Date Of Visit: April 15, 2017
Location: Old Sturbridge Village, 1 Old Sturbridge Village Rd.
Sturbridge, MA
Cost: Adults $28.00
Seniors (55 and over) $26.00
College Student (with valid college ID) $14
Youths (4-17) $14.00
Children age 3 and under Admitted Free
(if you do visit again within 10 days of the purchase of your ticket, your second visit is free)
Hours:
March – April
Open Wednesday – Sunday | 9:30 am – 4:00 pm
Open Daily | April 15 – 23 | 9:30 am – 4:00 pm
May – October
Open Wednesday – Sunday | 9:30 am – 5:00 pm
(hours vary upon the season)
Parking: Free parking with the purchase of a ticket is available for about a couple hundred cars.
Handicapped Accessible: Yes. Old Sturbridge Village offers handicapped parking, and , upon request, wheelchairs for some visitors. Only about half of their historic buildings are wheelchair accessible
Web Site: Old Sturbridge Village
Warmer temperatures and longer days of sunlight are not the only things coming to Old Sturbridge Village. The baby animals have also arrived!
Just in time for April school break, Old Sturbridge Village is home to a variety of barnyard animals. It is always a treat seeing the baby animals at the living history museum.
I have already made multiple visits to Old Sturbridge Village (click here to view my original post about my first visit there in July of 2016) and I am sure to make many more visits when they have fun events like this one.
Although they did not have as many animals as the Strawbery Banke Musuem’s baby animals exhibition, Old Sturbridge Village still had a wide variety of animals to view and, in some cases, pet.
Many of the animals, particularly the little ones, were pretty tuckered out after all that traveling and playing.
Meet Jake (on the left) and Patrick (on the right). They are donkeys who were rescued from a farm in Texas and are looking for a good home, if you’re interested!

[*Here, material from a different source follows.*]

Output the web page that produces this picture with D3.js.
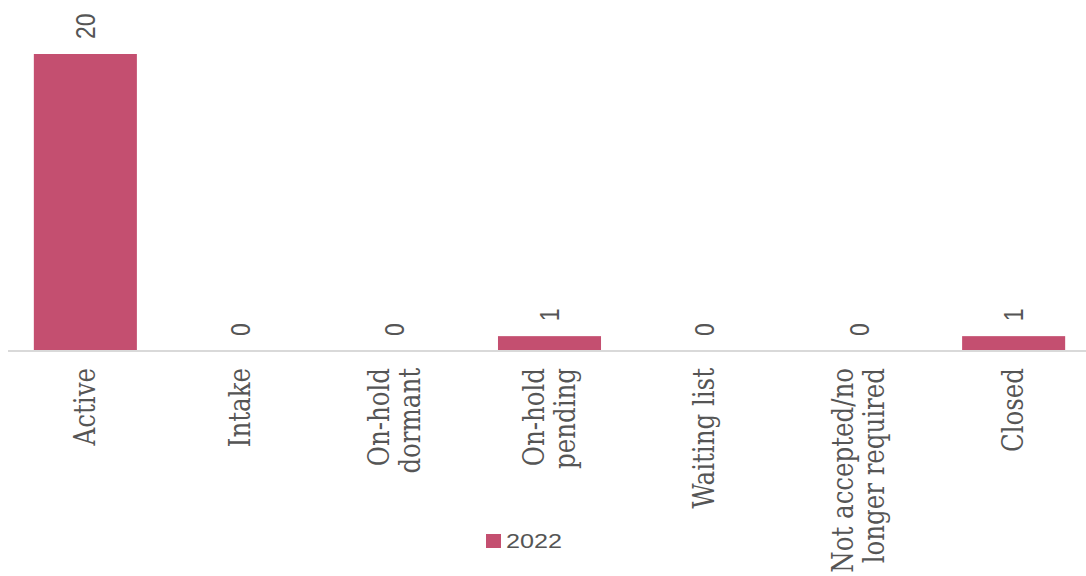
<!DOCTYPE html>
<html><head><meta charset="utf-8">
<script src="https://cdn.jsdelivr.net/npm/d3@7"></script>
<style>body{margin:0;background:#fff}svg{display:block}
.cat{font-family:"DejaVu Serif", serif;}
</style>
</head><body>
<script>
const categories = [["Active"],["Intake"],["On-hold","dormant"],["On-hold","pending"],["Waiting list"],["Not accepted/no","longer required"],["Closed"]];
const seriesName = "2022";
const values2022 = [20,0,0,1,0,0,1];

const W = 1086, H = 576;
const barColor = "#C44F70", textColor = "#555555";
const SX = 1.2; // horizontal stretch of text in the reference

const svg = d3.select("body").append("svg").attr("width",W).attr("height",H);

const x = d3.scaleBand().domain(d3.range(categories.length)).range([8,1091]).paddingInner(0.334).paddingOuter(0.167);
const y = d3.scaleLinear().domain([0,20]).range([351,54]);

svg.selectAll("rect.bar").data(values2022).join("rect")
  .attr("class","bar")
  .attr("x",(d,i)=>x(i)).attr("width",x.bandwidth())
  .attr("y",d=>y(d)).attr("height",d=>y(0)-y(d))
  .attr("fill",barColor);

svg.append("line").attr("x1",8).attr("x2",W).attr("y1",y(0)).attr("y2",y(0))
  .attr("stroke","#D9D9D9").attr("stroke-width",2);

svg.selectAll("text.val").data(values2022).join("text")
  .attr("class","val")
  .attr("transform",(d,i)=>`translate(${x(i)+x.bandwidth()/2},${y(d)-15}) scale(${SX},1) rotate(-90)`)
  .attr("dy","0.35em")
  .attr("text-anchor","start")
  .attr("font-family","Liberation Sans, Arial, sans-serif")
  .attr("font-size",23)
  .attr("fill",textColor)
  .text(d=>d);

const lh = 26;
const cl = svg.selectAll("text.cat").data(categories).join("text")
  .attr("class","cat")
  .attr("transform",(d,i)=>`translate(${x(i)+x.bandwidth()/2},368) scale(${SX},1) rotate(-90)`)
  .attr("text-anchor","end")
  .attr("font-size",24.5)
  .attr("fill",textColor);
cl.each(function(lines){
  const t = d3.select(this);
  lines.forEach((ln,j)=>{
    t.append("tspan").attr("x",0)
      .attr("y", (j-(lines.length-1)/2)*lh + 8)
      .text(ln);
  });
});

const lg = svg.append("g");
lg.append("rect").attr("x",486).attr("y",534).attr("width",15).attr("height",14).attr("fill",barColor);
lg.append("text").attr("transform",`translate(506,548) scale(${SX},1)`)
  .attr("font-family","Liberation Sans, Arial, sans-serif").attr("font-size",21)
  .attr("fill",textColor).text(seriesName);
</script>
</body></html>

In the fields in the middle of the common area, there were chickens, alpacas and pigs and other animals in their pens.
This mommy hen was digging for food for her chicks.

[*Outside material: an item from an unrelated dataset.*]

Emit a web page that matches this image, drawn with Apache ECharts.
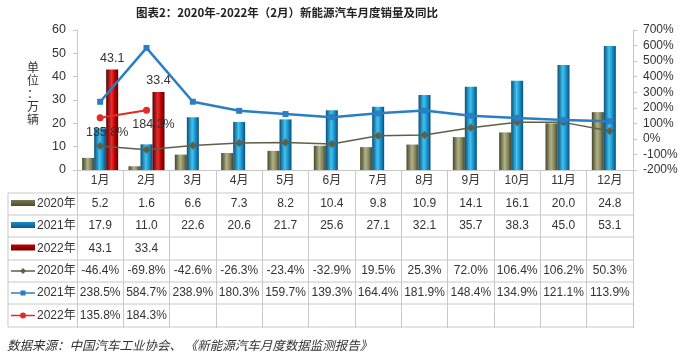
<!DOCTYPE html>
<html><head><meta charset="utf-8">
<script src="https://cdn.jsdelivr.net/npm/echarts@6/dist/echarts.min.js"></script>
<style>html,body{margin:0;padding:0;background:#fff}#c{width:683px;height:358px}</style>
</head><body><div id="c"></div>
<script>
const months = ['1月','2月','3月','4月','5月','6月','7月','8月','9月','10月','11月','12月'];
const sales2020 = [5.2,1.6,6.6,7.3,8.2,10.4,9.8,10.9,14.1,16.1,20.0,24.8];
const sales2021 = [17.9,11.0,22.6,20.6,21.7,25.6,27.1,32.1,35.7,38.3,45.0,53.1];
const sales2022 = [43.1,33.4,null,null,null,null,null,null,null,null,null,null];
const yoy2020 = [-46.4,-69.8,-42.6,-26.3,-23.4,-32.9,19.5,25.3,72.0,106.4,106.2,50.3];
const yoy2021 = [238.5,584.7,238.9,180.3,159.7,139.3,164.4,181.9,148.4,134.9,121.1,113.9];
const yoy2022 = [135.8,184.3,null,null,null,null,null,null,null,null,null,null];
const rowNames = ['2020年','2021年','2022年','2020年','2021年','2022年'];
const salesMin = 0, salesMax = 60, salesStep = 10;
const yoyMin = -200, yoyMax = 700, yoyStep = 100;

const FONT = '"Liberation Sans","Noto Sans CJK SC",sans-serif';
const TXT = '#333';
const LINE = '#c8c8c8';
const colOlive = '#7a7a52', colBlue = '#1a8cc8', colRed = '#c00000';
const colOliveLine = '#5f5f48', colBlueLine = '#2a7fc4', colRedLine = '#e42a2a';

function grad(dark, mid, light) {
  return new echarts.graphic.LinearGradient(0,0,1,0,[
    {offset:0,color:dark},{offset:0.45,color:light},{offset:0.7,color:mid},{offset:1,color:dark}]);
}
const fmtSales = v => (v == null ? '' : v.toFixed(1));
const fmtPct = v => (v == null ? '' : v.toFixed(1) + '%');

const axisY = 170;
const rowCenters = [204, 226, 248.5, 271, 293, 315.5];
const tableRows = [sales2020, sales2021, sales2022, yoy2020, yoy2021, yoy2022];
const rowFmt = [fmtSales, fmtSales, fmtSales, fmtPct, fmtPct, fmtPct];

const xAxes = [{
  type:'category', data: months, gridIndex:0, position:'bottom',
  axisLine:{lineStyle:{color:LINE}},
  axisTick:{show:true, length:158, lineStyle:{color:LINE}},
  axisLabel:{color:TXT, fontSize:12, fontFamily:FONT, margin:11, verticalAlign:'middle', interval:0}
}];
tableRows.forEach((row, r) => {
  xAxes.push({
    type:'category', data: months, gridIndex:0, position:'bottom',
    axisLine:{show:false}, axisTick:{show:false}, splitLine:{show:false},
    axisLabel:{color:TXT, fontSize:12, fontFamily:FONT, margin: rowCenters[r]-axisY,
      verticalAlign:'middle', interval:0, formatter:(v, i) => rowFmt[r](row[i])}
  });
});

const lineYs = [193, 215, 237, 260, 282, 304, 327];
const graphics = [];
lineYs.forEach(y => graphics.push({type:'line', shape:{x1:8,y1:y,x2:633,y2:y}, style:{stroke:LINE, lineWidth:1}, silent:true}));
graphics.push({type:'line', shape:{x1:8,y1:193,x2:8,y2:327}, style:{stroke:LINE, lineWidth:1}});
const legendCols = [colOlive, colBlue, colRed];
const legendBarDark = ['#4a4a30','#0b5a86','#700000'];
for (let r = 0; r < 3; r++) {
  graphics.push({type:'rect', shape:{x:11,y:rowCenters[r]-4,width:24,height:6},
    style:{fill:new echarts.graphic.LinearGradient(0,0,0,1,[{offset:0,color:legendCols[r]},{offset:1,color:legendBarDark[r]}])}});
}
const lineCols = [colOliveLine, colBlueLine, colRedLine];
for (let r = 0; r < 3; r++) {
  const y = rowCenters[r+3];
  graphics.push({type:'line', shape:{x1:11,y1:y,x2:35,y2:y}, style:{stroke:lineCols[r], lineWidth:1.5}});
  if (r === 0) graphics.push({type:'polygon', shape:{points:[[23,y-3],[26,y],[23,y+3],[20,y]]}, style:{fill:lineCols[r]}});
  else if (r === 1) graphics.push({type:'rect', shape:{x:20.5,y:y-2.5,width:5,height:5}, style:{fill:lineCols[r]}});
  else graphics.push({type:'circle', shape:{cx:23,cy:y,r:3}, style:{fill:lineCols[r]}});
}
rowNames.forEach((n, r) => graphics.push({type:'text', x:37, y:rowCenters[r],
  style:{text:n, fill:TXT, font:'12px '+FONT, verticalAlign:'middle', align:'left'}}));
graphics.push({type:'text', x:287, y:13, style:{text:'图表2：2020年-2022年（2月）新能源汽车月度销量及同比',
  fill:'#222', font:'bold 11.5px "Noto Sans CJK SC",sans-serif', align:'center', verticalAlign:'middle'}});
graphics.push({type:'text', x:33, y:93, style:{text:'单\n位\n：\n万\n辆', fill:TXT,
  font:'12px "Noto Sans CJK SC",sans-serif', align:'center', verticalAlign:'middle', lineHeight:13}});
graphics.push({type:'text', x:7, y:345, style:{text:'数据来源：中国汽车工业协会、 《新能源汽车月度数据监测报告》',
  fill:'#333', font:'italic 12.5px "Noto Sans CJK SC",sans-serif', align:'left', verticalAlign:'middle'}});

const barW = 12;
const option = {
  animation:false,
  backgroundColor:'#fff',
  grid:{left:77, right:50, top:30, bottom:188},
  xAxis: xAxes,
  yAxis:[
    {type:'value', min:salesMin, max:salesMax, interval:salesStep, splitLine:{show:false},
     axisLine:{show:true, lineStyle:{color:LINE}}, axisTick:{show:true, length:4, lineStyle:{color:LINE}},
     axisLabel:{color:TXT, fontSize:12.5, fontFamily:FONT, margin:11}},
    {type:'value', min:yoyMin, max:yoyMax, interval:yoyStep, splitLine:{show:false}, position:'right',
     axisLine:{show:true, lineStyle:{color:LINE}}, axisTick:{show:true, length:4, lineStyle:{color:LINE}},
     axisLabel:{color:TXT, fontSize:12, fontFamily:FONT, margin:10, formatter:'{value}%'}}
  ],
  series:[
    {type:'bar', name:'2020年', data:sales2020, barWidth:barW, barGap:'0%', xAxisIndex:0, yAxisIndex:0,
     itemStyle:{color:grad('#45452b','#8a8a60','#b2b288')}},
    {type:'bar', name:'2021年', data:sales2021, barWidth:barW, barGap:'0%', xAxisIndex:0, yAxisIndex:0,
     itemStyle:{color:grad('#0a4f78','#1a93cf','#40c4f0')}},
    {type:'bar', name:'2022年', data:sales2022, barWidth:barW, barGap:'0%', xAxisIndex:0, yAxisIndex:0,
     itemStyle:{color:grad('#5e0000','#c00000','#e83030')},
     label:{show:true, position:'top', color:TXT, fontSize:12.5, fontFamily:FONT, formatter:p=>fmtSales(p.value)}},
    {type:'line', name:'2020同比', data:yoy2020, xAxisIndex:0, yAxisIndex:1, symbol:'diamond', symbolSize:8,
     lineStyle:{color:colOliveLine, width:1.5}, itemStyle:{color:colOliveLine}, z:5},
    {type:'line', name:'2021同比', data:yoy2021, xAxisIndex:0, yAxisIndex:1, symbol:'rect', symbolSize:6,
     lineStyle:{color:colBlueLine, width:2.5}, itemStyle:{color:colBlueLine}, z:5},
    {type:'line', name:'2022同比', data:yoy2022, xAxisIndex:0, yAxisIndex:1, symbol:'circle', symbolSize:7,
     lineStyle:{color:colRedLine, width:2}, itemStyle:{color:colRedLine}, z:6, connectNulls:false,
     label:{show:true, position:'bottom', offset:[7,0], color:TXT, fontSize:12.5, fontFamily:FONT, formatter:p=>fmtPct(p.value)}}
  ],
  graphic: graphics
};
const chart = echarts.init(document.getElementById('c'), null, {renderer:'canvas'});
chart.setOption(option);
</script></body></html>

There were also living actors playing parts of the people from that era (the 1830s). They also interacted with the audience and they were very informative.
Fun fact: it took a shoemaker about one whole day to make…that’s right one shoe. One. Well, I guess it’s a “fun fact” unless you’re one of the shoemakers.

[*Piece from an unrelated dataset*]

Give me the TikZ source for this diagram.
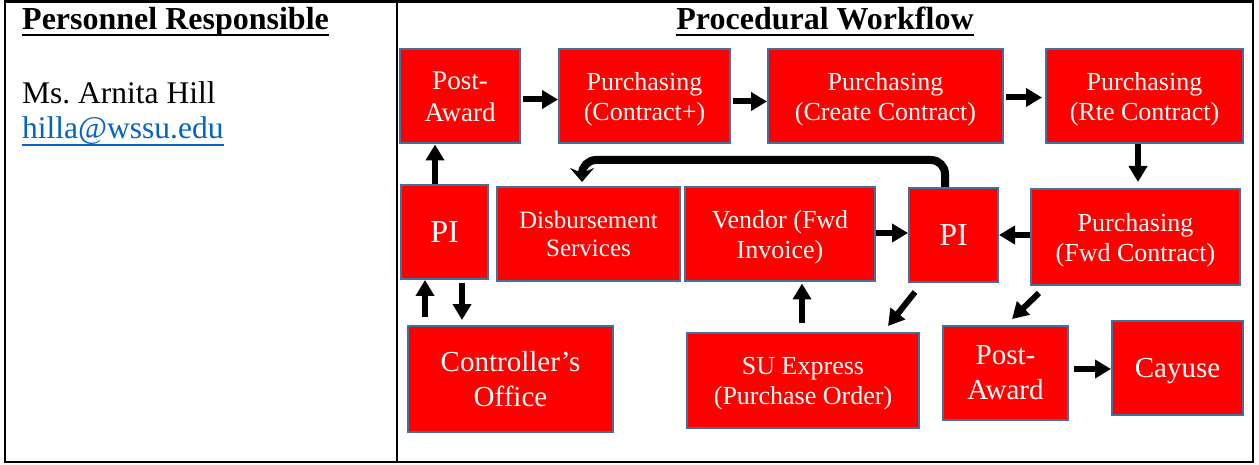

Okay, nerd alert: I could listen to these living actors (I hope they’re “living”) all day. But, I couldn’t spend too long as I had photos to take and only so much time to spend there. One day, I plan on just spending the entire day and taking it all in.
These aren’t real actors in case you were wondering (although in the first photo, the woman looking mannequin looks like a ghost). These mannequins are dressed in common attire of the day.
The kids got a blast out of the firing of the musket (he was shooting blanks).
Thiss gentleman was building the frame of a house, with a little help from some friends.
Of course, I couldn’t resist taking photos of the beautiful buildings and landscapes at the village.